In spite of the fact that many former McKinsey consultants are asked to resign from the firm, McKinsey maintains and sponsors an active alumni network. By some accounts, more than 80 Fortune 500 CEOs are former McKinsey consultants. Current and former McKinsey consultants include Lou Gerstner, Tom Peters, Chelsea Clinton, Bobby Jindal, Jeff Skilling, Jim Manzi, Rajat Gupta, Jonathan I. Schwartz and William Hague.

Publishing and public relations

A print and online publication, The McKinsey Quarterly [2] (published six times a year) offers journal-length articles on strategy, organization, marketing, and other topics of interest to senior executives. The Firm's Business Technology Office also publishes McKinsey on IT, a quarterly publication aimed at CIOs and other top executives. The corporate finance practice publishes McKinsey on Finance, aimed at CFOs.

Criticism

Much criticism against McKinsey can be applied to management consulting as a whole. The Firm itself will not discuss specific client situations and maintains a carefully crafted and low-profile external image, which also protects it from public scrutiny of the results of its involvement, making an assessment of its client base, its success rate, and its profitability difficult. This secrecy also helps conceal McKinsey's prices, which often far exceed $10,000 (U.S.) per day for a consulting team.

Client confidentiality is maintained even among alumni of the Firm, and as a result, journalists and writers have had difficulty developing fully informed accounts of mistakes McKinsey consultants may have made, such as with Enron, thought to have been one of the Firm's biggest clients.

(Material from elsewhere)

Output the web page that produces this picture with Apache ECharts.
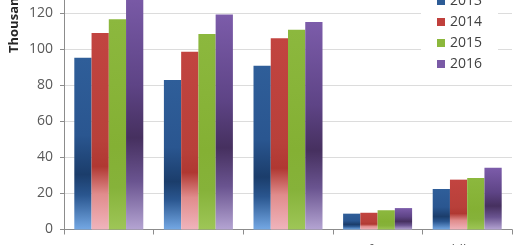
<!DOCTYPE html>
<html>
<head>
<meta charset="utf-8">
<script src="https://cdn.jsdelivr.net/npm/echarts@6/dist/echarts.min.js"></script>
<style>html,body{margin:0;padding:0;background:#fff;}#c{width:520px;height:245px;}</style>
</head>
<body>
<div id="c"></div>
<script>
const categories = ['Europe', 'Asia', 'America', 'Africa', 'Middle East'];
const years = ['2013', '2014', '2015', '2016'];
const s2013 = [95.4, 83.1, 91.0, 8.8, 22.5];
const s2014 = [109.2, 98.8, 106.2, 9.3, 27.7];
const s2015 = [116.8, 108.6, 111.0, 10.7, 28.6];
const s2016 = [134.0, 119.5, 115.3, 11.9, 34.3];
const yTicks = [0, 20, 40, 60, 80, 100, 120, 140];

const palettes = [
  {base: '#2d5c96', stops: [[0,'#2f5e99'],[0.45,'#2a5690'],[0.68,'#1b3d6b'],[0.8,'#2a568f'],[1,'#74a8e4']]},
  {base: '#c0403c', stops: [[0,'#c24440'],[0.55,'#b8403a'],[0.68,'#b03832'],[0.82,'#e08c8c'],[1,'#f0b4bc']]},
  {base: '#8cb83c', stops: [[0,'#8cb83e'],[0.6,'#84b034'],[0.8,'#86b23a'],[1,'#9ec657']]},
  {base: '#7a5aa6', stops: [[0,'#7c5caa'],[0.4,'#5e4486'],[0.62,'#46305f'],[0.8,'#6a5490'],[1,'#b4a4d2']]}
];
const seriesData = [s2013, s2014, s2015, s2016];

function grad(p) {
  return new echarts.graphic.LinearGradient(0, 0, 0, 1,
    p.stops.map(s => ({offset: s[0], color: s[1]})));
}

const chart = echarts.init(document.getElementById('c'), null, {renderer: 'canvas'});
chart.setOption({
  animation: false,
  backgroundColor: '#ffffff',
  grid: {left: 64, right: 8, top: -22.5, bottom: 15.5, containLabel: false, outerBoundsMode: 'none'},
  legend: {
    orient: 'vertical',
    left: 421,
    top: -8,
    padding: [2, 16, 4, 16],
    backgroundColor: '#ffffff',
    itemWidth: 8,
    itemHeight: 8,
    itemGap: 7,
    icon: 'rect',
    textStyle: {color: '#404040', fontSize: 14, fontFamily: 'Open Sans', lineHeight: 14},
    data: years.map((y, i) => ({name: y, itemStyle: {color: palettes[i].base}}))
  },
  xAxis: {
    type: 'category',
    data: categories,
    axisLine: {lineStyle: {color: '#8c8c8c', width: 1}},
    axisTick: {show: true, length: 5, lineStyle: {color: '#8c8c8c'}},
    axisLabel: {color: '#595959', fontSize: 13, fontFamily: 'Open Sans', margin: 14, interval: 0},
    splitLine: {show: false}
  },
  yAxis: {
    type: 'value',
    min: yTicks[0],
    max: yTicks[yTicks.length - 1],
    interval: 20,
    axisLine: {show: true, lineStyle: {color: '#8c8c8c', width: 1}},
    axisTick: {show: true, length: 4, lineStyle: {color: '#8c8c8c'}},
    axisLabel: {color: '#595959', fontSize: 14, fontFamily: 'Open Sans', margin: 11},
    splitLine: {show: true, lineStyle: {color: '#dcdcdc', width: 1}}
  },
  graphic: [{
    type: 'text',
    x: 14,
    y: 53,
    rotation: Math.PI / 2,
    style: {
      text: 'Thousands',
      fill: '#262626',
      font: 'bold 13px "Open Sans"',
      textAlign: 'left',
      textVerticalAlign: 'middle'
    }
  }],
  series: years.map((y, i) => ({
    name: y,
    type: 'bar',
    data: seriesData[i],
    barGap: '0%',
    barCategoryGap: '23%',
    itemStyle: {color: grad(palettes[i])}
  }))
});
</script>
</body>
</html>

Much of the distrust toward McKinsey can be categorized as:

  • Misguided or unimaginative analysis, such as its alleged recommendation in 1983 to AT&T that cellular phones would be a niche market;
  • Lack of coordination among multiple engagement teams working with one client;
  • Groupthink, as its consultants strive under time pressure to converge on a unified set of findings and recommendations
  • Hubris or arrogance toward executives, in particular underestimating the difficulty of implementing recommendations
  • Emphasis on "current thinking" that may amount to little more than forcing the latest business theories on clients without taking a longer-term view
  • Emphasis on shareholder value, often at the price of investment and long-term strategy. For example, this may have doomed the British railway company Railtrack, which collapsed after a series of accidents, allegedly after following McKinsey advice to reduce spending on infrastructure and return cash to shareholders instead
  • Concern that it aims to become an expensive permanent presence with clients, rather than focusing on solving a clear set of problems, thereby functioning as a substitute for proper leadership and organization. This is an increasing concern in the public sector, where McKinsey has become involved with agencies such as the British National Health Service

Among other books and articles, The Witch Doctors, written by The Economist journalists John Micklethwait and Adrian Woolridge, presents a series of blunders and disasters alleged to have been McKinsey's consultants' fault. Similarly, Dangerous Company: Management Consultants and the Businesses They Save and Ruin by James O'Shea and Charles Madigan critically examines McKinsey's work within the context of the consulting industry.

British Prime Minister Tony Blair faced criticism in the Financial Times for hiring McKinsey to consult on the restructuring of the Cabinet Office. A top civil servant described McKinsey as "people who come in and use PowerPoint to state the bleeding obvious."